We would need $140 million just to set up the infrastructure and commit to three-year agreements! Then rent out slices of the facilities to customers down the line that we would hope would make more money than our costs.

This should sound familiar to anyone who has read about WeWork. WeWork signed long-term leases for office space worldwide (just like our data center facilities), executed build-outs of those facilities, and then sublet desks (just like our multi-tenant offering) and team rooms (just like our single-tenant offering).

We all know how it turned out. They raised a gargantuan amount of money, made large long-term commitments, and had to continue raising even more money just to pay the bills in advance of enough customer volume renting slices of their spaces to make up for the cost of each office. Until the strategy hit a wall.

The lean and agile way: v0 product

When we were initially building out the technology in stealth, we used large public cloud regions as our testing grounds. Amazon Web Services, Microsoft Azure, and Google Cloud gave us reach across 17 countries with two separate providers in each country, and we added Alibaba Cloud in two China regions to make it 18 countries.

We were able to leverage features like Amazon AWS API Gateway, AWS Lambda serverless functions and dynamic data storage engines like AWS’s Amazon DynamoDB and Google Cloud’s BigTable to offer API access and record storage based on elastic demand within each region rather than fixed costs. We were also able to test replication across different infrastructure and using a message queue to manage peak requests to databases.

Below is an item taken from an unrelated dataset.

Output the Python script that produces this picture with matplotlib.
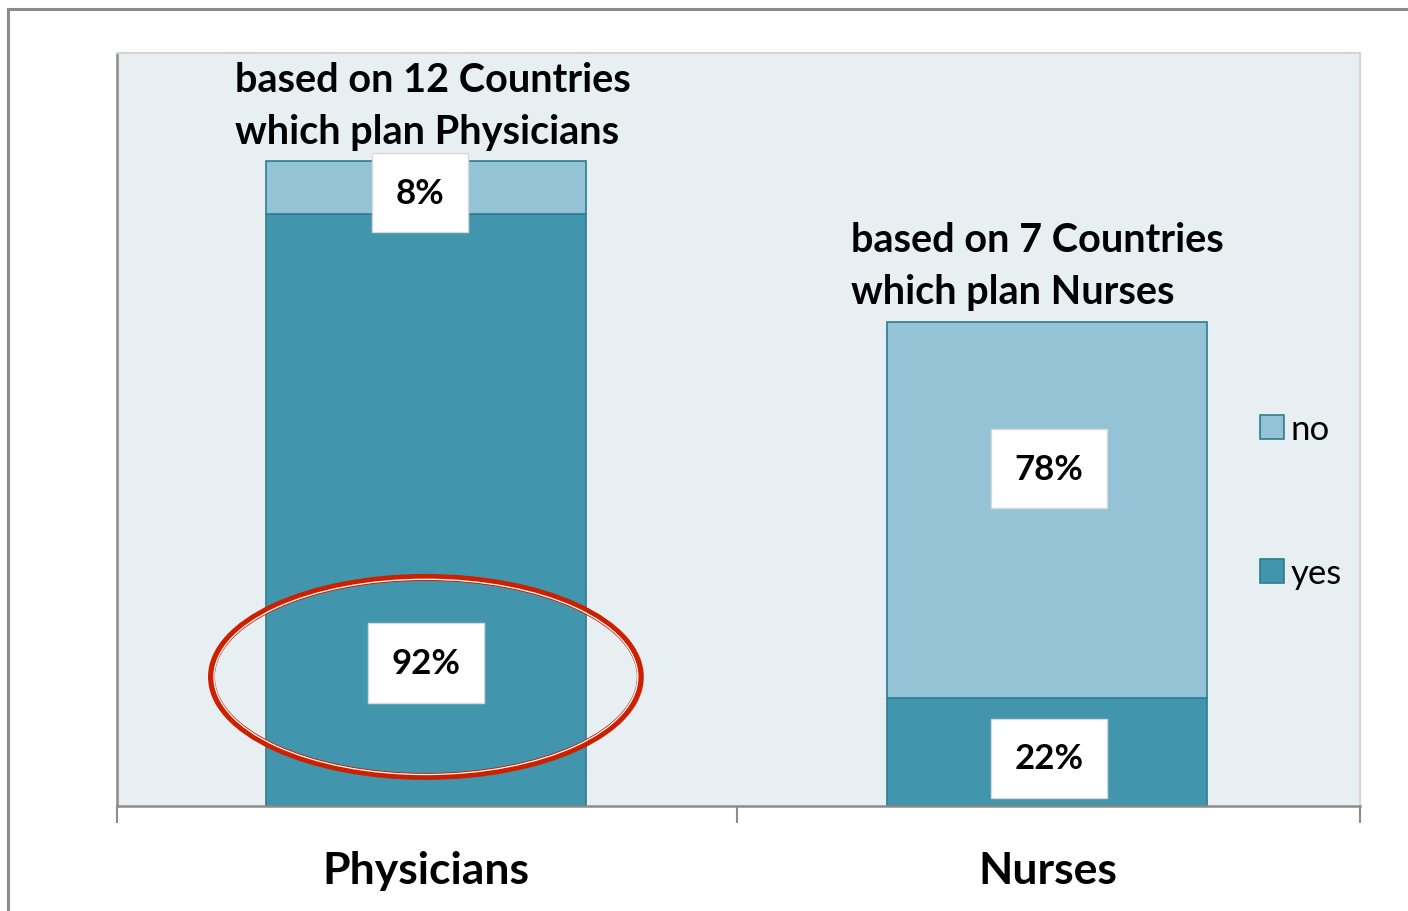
import matplotlib
matplotlib.use("Agg")
import matplotlib.pyplot as plt
from matplotlib.patches import Rectangle, Ellipse, Patch

categories = ["Physicians", "Nurses"]
yes_vals = [11, 2]
no_vals = [1, 7]
yes_labels = ["92%", "22%"]
no_labels = ["8%", "78%"]
notes = ["based on 12 Countries\nwhich plan Physicians", "based on 7 Countries\nwhich plan Nurses"]

# label placement (layout only)
yes_label_y = [2.66, 0.89]
no_label_y = [11.40, 6.27]
yes_dx = [0.0, 0.003]
no_dx = [-0.01, 0.003]

C_YES = "#4196AD"
C_NO = "#93C3D4"
C_EDGE = "#2E7C91"
C_BG = "#E8EFF3"

plt.rcParams['font.family'] = ['Lato', 'DejaVu Sans']

fig = plt.figure(figsize=(14.08, 9.12), dpi=100)
fig.patch.set_facecolor("white")
# outer frame
fig.add_artist(Rectangle((8/1408, -0.05), 1.1, (912-10)/912 + 0.05, transform=fig.transFigure,
                         fill=False, edgecolor="#8C8C8C", lw=2.2))

ax = fig.add_axes([117/1408, (912-807)/912, (1360-117)/1408, (807-54)/912])
ax.set_facecolor(C_BG)
x = [0, 1]
ax.bar(x, yes_vals, width=0.515, color=C_YES, edgecolor=C_EDGE, lw=1.2, label="yes", zorder=2)
ax.bar(x, no_vals, width=0.515, bottom=yes_vals, color=C_NO, edgecolor=C_EDGE, lw=1.2, label="no", zorder=2)
ax.set_xlim(-0.497, 1.503)
ax.set_ylim(0, 14)
ax.set_yticks([])
ax.set_xticks(x)
ax.set_xticklabels(categories, fontsize=32, fontweight="bold")
ax.tick_params(axis="x", which="major", length=0, pad=32)
ax.set_xticks([-0.497, 0.5, 1.503], minor=True)
ax.tick_params(axis="x", which="minor", length=12, width=1.5, color="#8C8C8C")
for s in ["top", "right"]:
    ax.spines[s].set_color("#D4D4D4")
    ax.spines[s].set_linewidth(1.5)
for s in ["left", "bottom"]:
    ax.spines[s].set_color("#8C8C8C")
    ax.spines[s].set_linewidth(1.8)

box = dict(boxstyle="square,pad=0.68", facecolor="white", edgecolor="#D8D8D8", lw=1)
for i in range(2):
    ax.text(x[i] + yes_dx[i], yes_label_y[i], yes_labels[i], ha="center", va="center",
            fontsize=25, fontweight="bold", bbox=box, zorder=5)
    ax.text(x[i] + no_dx[i], no_label_y[i], no_labels[i], ha="center", va="center",
            fontsize=25, fontweight="bold", bbox=box, zorder=5)

# notes above bars
ax.text(-0.307, (807-62)/753*14, notes[0], ha="left", va="top", fontsize=28.5,
        fontweight="bold", linespacing=1.49, zorder=6)
ax.text(0.684, (807-222)/753*14, notes[1], ha="left", va="top", fontsize=28.5,
        fontweight="bold", linespacing=1.49, zorder=6)

# highlight ellipse
ax.add_patch(Ellipse((0, 2.4), 0.69, 3.7, fill=False, edgecolor="#CC2000", lw=5, zorder=6))
ax.add_patch(Ellipse((0, 2.4), 0.682, 3.63, fill=False, edgecolor="white", lw=0.9, zorder=7))

h_no = Patch(facecolor=C_NO, edgecolor=C_EDGE, lw=1.2)
h_yes = Patch(facecolor=C_YES, edgecolor=C_EDGE, lw=1.2)
leg = ax.legend([h_no, h_yes], ["no", "yes"], loc="center left", bbox_to_anchor=(0.9085, 0.405),
                frameon=False, fontsize=25, handlelength=0.68, handleheight=0.68,
                handletextpad=0.2, labelspacing=3.23, borderaxespad=0)

fig.savefig("out.png", dpi=100, facecolor="white")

Everything worked end-to-end. Routing all traffic through serverless functions and using scalable backends offered both high availability and high scalability. Amazon API Gateway helped us create SDKs for multiple languages, and we added client-side encryption using the underlying encryption libraries that came with each language platform.

The dynamic architecture was very secure and highly available, but not very flexible as it required all traffic to go through a single gateway.

Mini-PoPs: v1 product

For the v1 product, we expanded beyond the cloud to what we termed Mini points of presence. To expand from 18 countries to 50 countries, we rented dedicated databases from two separate providers in each new country. Our SDK encrypted data with 256 bits on the client side, so when the data was stored in the rented dedicated databases, it used the same level of encryption used for storing data at rest on hard drives. For example, if somebody loses a MacBook with proprietary data that is encrypted at 256-bit on its storage drive, information security teams will sign off as the loss of the MacBook as not representing a data breach.

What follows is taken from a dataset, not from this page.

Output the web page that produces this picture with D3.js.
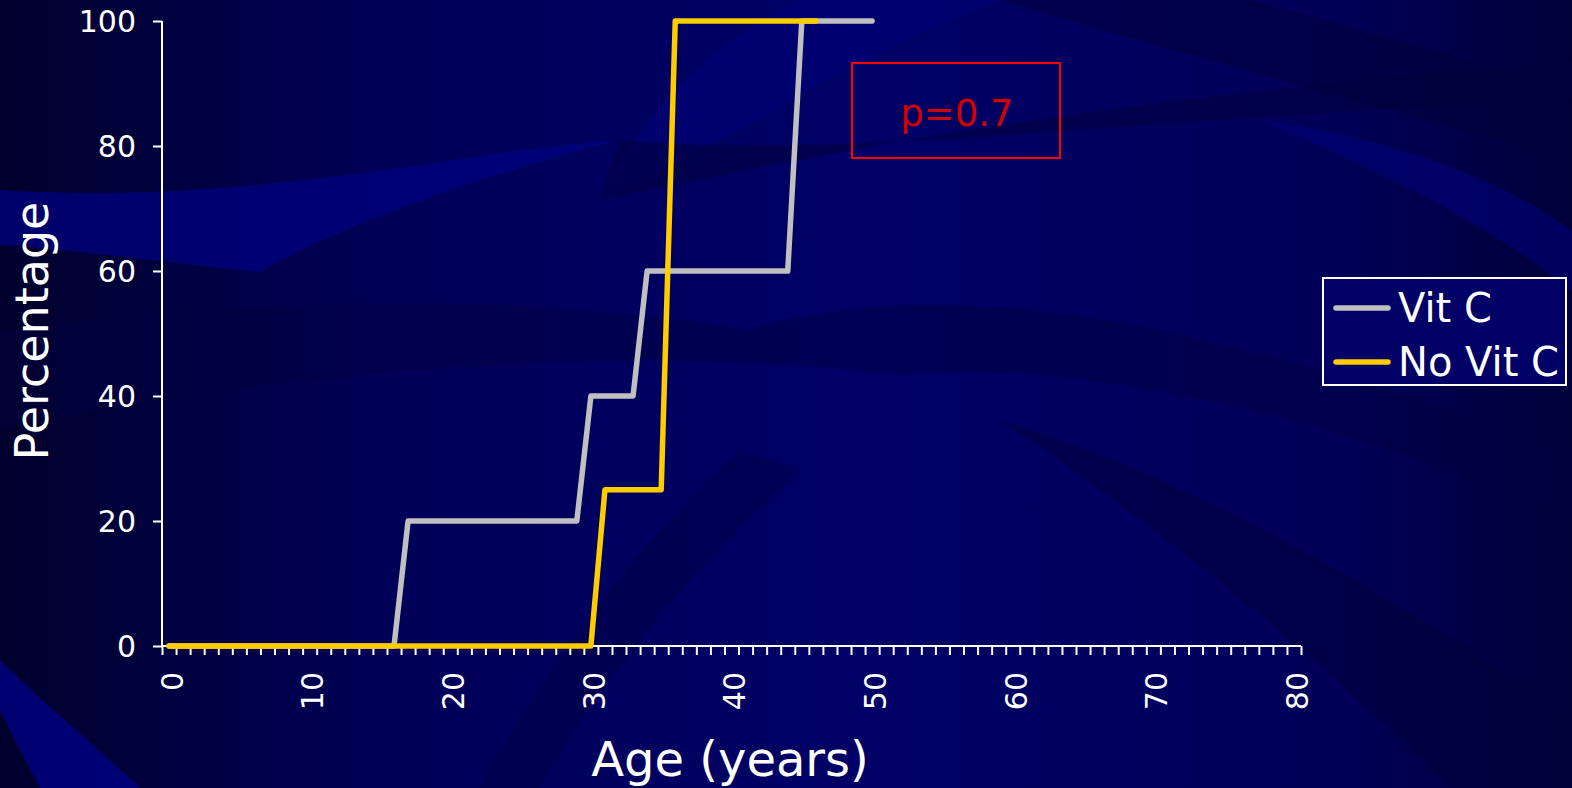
<!DOCTYPE html>
<html>
<head>
<meta charset="utf-8">
<script src="https://cdn.jsdelivr.net/npm/d3@7"></script>
<style>
  html, body { margin: 0; padding: 0; background: #000050; }
  svg { display: block; }
</style>
</head>
<body>
<svg id="chart" width="1572" height="788"></svg>
<script>
// ---- data ----
const ageCategories = d3.range(0, 81);           // category axis 0..80
const xTickLabels = [0, 10, 20, 30, 40, 50, 60, 70, 80];
const yTickValues = [0, 20, 40, 60, 80, 100];
const seriesNames = ["Vit C", "No Vit C"];
const seriesColors = ["#c0c0c0", "#ffcc00"];
const vitCAges   = [0, 16, 17, 29, 30, 33, 34, 44, 45, 50];
const vitCValues = [0, 0, 20, 20, 40, 40, 60, 60, 100, 100];
const noVitCAges   = [0, 30, 31, 35, 36, 46];
const noVitCValues = [0, 0, 25, 25, 100, 100];
const pText = "p=0.7";

const svg = d3.select("#chart");
const W = 1572, H = 788;

// ---- background ----
const defs = svg.append("defs");
const bg = defs.append("linearGradient").attr("id", "bg").attr("x1", 0).attr("x2", 1).attr("y1", 0).attr("y2", 0);
bg.append("stop").attr("offset", 0).attr("stop-color", "#00002c");
bg.append("stop").attr("offset", 0.25).attr("stop-color", "#000058");
bg.append("stop").attr("offset", 0.55).attr("stop-color", "#000066");
bg.append("stop").attr("offset", 0.85).attr("stop-color", "#000058");
bg.append("stop").attr("offset", 1).attr("stop-color", "#000038");
svg.append("rect").attr("width", W).attr("height", H).attr("fill", "url(#bg)");

const swooshes = [
  {d: "M0,190 C150,200 300,185 520,150 L620,140 C500,170 350,220 260,272 C160,262 80,250 0,245 Z", fill: "#000080", op: 0.75},
  {d: "M600,200 C650,100 720,40 800,0 L1000,0 C900,40 820,80 760,120 Z", fill: "#000078", op: 0.6},
  {d: "M600,200 C800,160 1000,110 1572,60 L1572,100 C1100,120 850,160 620,140 Z", fill: "#00003c", op: 0.55},
  {d: "M0,330 C250,300 500,290 750,330 C950,270 1200,320 1572,450 L1572,520 C1300,400 1050,360 900,375 C700,350 400,350 0,430 Z", fill: "#000040", op: 0.45},
  {d: "M1000,0 L1250,0 C1400,40 1500,70 1572,90 L1572,160 C1400,110 1200,60 1000,0 Z", fill: "#00003a", op: 0.55},
  {d: "M1260,120 C1400,140 1500,180 1572,230 L1572,290 C1480,220 1380,170 1260,120 Z", fill: "#00007a", op: 0.6},
  {d: "M1000,420 C1200,480 1400,600 1572,720 L1572,788 L1450,788 C1300,640 1150,520 1000,420 Z", fill: "#000038", op: 0.5},
  {d: "M0,660 C40,700 100,750 140,788 L40,788 C25,760 10,730 0,710 Z", fill: "#000090", op: 0.7},
  {d: "M480,788 C540,680 620,560 740,450 L800,470 C700,560 600,680 540,788 Z", fill: "#000040", op: 0.4}
];
svg.append("g").selectAll("path").data(swooshes).join("path")
  .attr("d", d => d.d).attr("fill", d => d.fill).attr("opacity", d => d.op);

// ---- scales ----
const x0 = 162, x1 = 1301, yTop = 21, yBot = 646;
const xBand = d3.scaleBand().domain(ageCategories).range([x0, x1]).padding(0);
const xBound = d3.scaleLinear().domain([0, ageCategories.length]).range([x0, x1]);
const y = d3.scaleLinear().domain([0, 100]).range([yBot, yTop]);
const xc = a => xBand(a) + xBand.bandwidth() / 2;

const font = "'DejaVu Sans', Verdana, sans-serif";

// ---- axes ----
const yAxis = svg.append("g").attr("transform", `translate(${x0},0)`)
  .call(d3.axisLeft(y).tickValues(yTickValues).tickSize(9).tickPadding(17).tickFormat(d3.format("d")));
yAxis.select(".domain").attr("stroke", "#fff").attr("stroke-width", 2).attr("d", `M0,${yTop}V${yBot}`);
yAxis.selectAll(".tick line").attr("stroke", "#fff").attr("stroke-width", 2);
yAxis.selectAll(".tick text").attr("fill", "#fff").style("font-family", font).style("font-size", "30px").attr("dy", "0.36em");

const xTicks = svg.append("g").attr("transform", `translate(0,${yBot})`)
  .call(d3.axisBottom(xBound).tickValues(d3.range(0, ageCategories.length + 1)).tickSize(9).tickFormat(""));
xTicks.select(".domain").attr("stroke", "#fff").attr("stroke-width", 2).attr("d", `M${x0},0H${x1}`);
xTicks.selectAll(".tick line").attr("stroke", "#fff").attr("stroke-width", 2);

const xLabels = svg.append("g").attr("transform", `translate(0,${yBot})`)
  .call(d3.axisBottom(xBand).tickValues(xTickLabels).tickSize(0).tickFormat(d3.format("d")));
xLabels.select(".domain").remove();
xLabels.selectAll(".tick text")
  .attr("fill", "#fff").style("font-family", font).style("font-size", "30px")
  .attr("text-anchor", "end").attr("transform", "rotate(-90)")
  .attr("x", -26).attr("y", 3).attr("dy", "0.36em");

// ---- axis titles ----
svg.append("text").attr("transform", `translate(48,331) rotate(-90)`)
  .attr("text-anchor", "middle").attr("fill", "#fff")
  .style("font-family", font).style("font-size", "46px").text("Percentage");
svg.append("text").attr("x", 730).attr("y", 776)
  .attr("text-anchor", "middle").attr("fill", "#fff")
  .style("font-family", font).style("font-size", "48px").text("Age (years)");

// ---- lines ----
const series = [
  {name: seriesNames[0], color: seriesColors[0], pts: vitCAges.map((a, i) => [a, vitCValues[i]])},
  {name: seriesNames[1], color: seriesColors[1], pts: noVitCAges.map((a, i) => [a, noVitCValues[i]])}
];
const line = d3.line().x(d => xc(d[0])).y(d => y(d[1]));
svg.append("g").selectAll("path").data(series).join("path")
  .attr("d", d => line(d.pts)).attr("fill", "none").attr("stroke", d => d.color)
  .attr("stroke-width", 5.5).attr("stroke-linejoin", "round").attr("stroke-linecap", "round");

// ---- p-value box ----
svg.append("rect").attr("x", 852).attr("y", 63).attr("width", 208).attr("height", 95)
  .attr("fill", "none").attr("stroke", "#ff0000").attr("stroke-width", 2);
svg.append("text").attr("x", 957).attr("y", 126).attr("text-anchor", "middle")
  .attr("fill", "#d40000").style("font-family", font).style("font-size", "37px").text(pText);

// ---- legend ----
const lg = svg.append("g");
lg.append("rect").attr("x", 1323).attr("y", 278).attr("width", 243).attr("height", 107)
  .attr("fill", "#000066").attr("stroke", "#fff").attr("stroke-width", 2);
const items = lg.selectAll("g.item").data(series).join("g").attr("class", "item")
  .attr("transform", (d, i) => `translate(0,${308 + i * 54})`);
items.append("line").attr("x1", 1336).attr("x2", 1388).attr("y1", 0).attr("y2", 0)
  .attr("stroke", d => d.color).attr("stroke-width", 5.5).attr("stroke-linecap", "round");
items.append("text").attr("x", 1398).attr("y", 0).attr("dy", "0.36em").attr("fill", "#fff")
  .style("font-family", font).style("font-size", "40px").text(d => d.name);
</script>
</body>
</html>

We continued to use Amazon API Gateway and AWS Lambda as a dynamic interface to a hybrid mix of cloud vendors and rented database hosts. Eventually, we were able to offer self-service ability for developers to store encrypted data in 50 countries.

The dedicated databases were very secure, but they were not highly available.

Midi-PoPs: v2 product

One of the biggest issues with our v1 product was that all requests were transited through our AWS gateway service in the US East coast. We needed to add the capability for our SDK to contact any of our points of presence directly. We also had prospects requesting features like a Border Proxy that would automatically redact and reinsert data from web service calls. These capabilities would require full hosts at our points of presence rather than simple databases.

We sourced dedicated hosts worldwide that we would normalize with the same version of Linux and provision using the Hashicorp stack. At this point, we also put in place the processes and documentation to achieve SOC 2 Type 2, PCI DSS and HIPAA compliance.

The set of dedicated hosts in each facility ran an API tier and a data tier, and the database replicated automatically between the two facilities in each country. We now offered direct access from our SDK to specific countries, and also offered a new product which we called InCountry Border that could automatically redact data.

The dedicated hosts were very secure and moderately available.

Super-PoPs: v3 product

At this point, we had significant market signal on the countries and categories of data that were of particular interest to prospects. We identified key market pairings such as “UAE-Health” and “Russia-Profile” and worked to ensure there were appropriate dedicated hosts and providers in those markets. Our risk management team would check underlying certificates of the vendor chain for each facility, so our sales team would know what types of data could be stored in which countries. It became clear at this point that we would need owned facilities that were PCI DSS compliant to offer storage and processing for payment data.

We also rented excess capacity so that we could offer single-tenant dedicated hosts to customers at a higher price point and margin than our multi-tenant offering.

The newer dedicated hosts were very secure, very available, and very flexible because we could deploy newer software to dedicated hosts for customer pilots.

Ultra-PoPs: v4 product

Finally, the destination! We had deals that provided very clear direction about which countries and which types of facilities where required! We also achieved SOC 2 Type 2, PCI DSS and HIPAA compliance that enable us to store highly regulated data. We worked with a data center specialist to source and negotiate with top tier facilities to build out co-location facilities where we can define the networking, hardware, and physical security.

Sourcing and build-outs of co-location facilities in far flung locations can take 2-4 months, which mapped quite well to the procurement cycle for highly regulated customers in the finance and health sectors.

The co-located facilities and hosts are highly secure, highly available, and highly flexible.

Lessons Learned

We learned it’s possible to scale a global footprint iteratively using lean and agile methodologies. The benefits of cashflow savings are compounded with the iterative learning about various markets and measuring customer demand before over-investing in a specific market.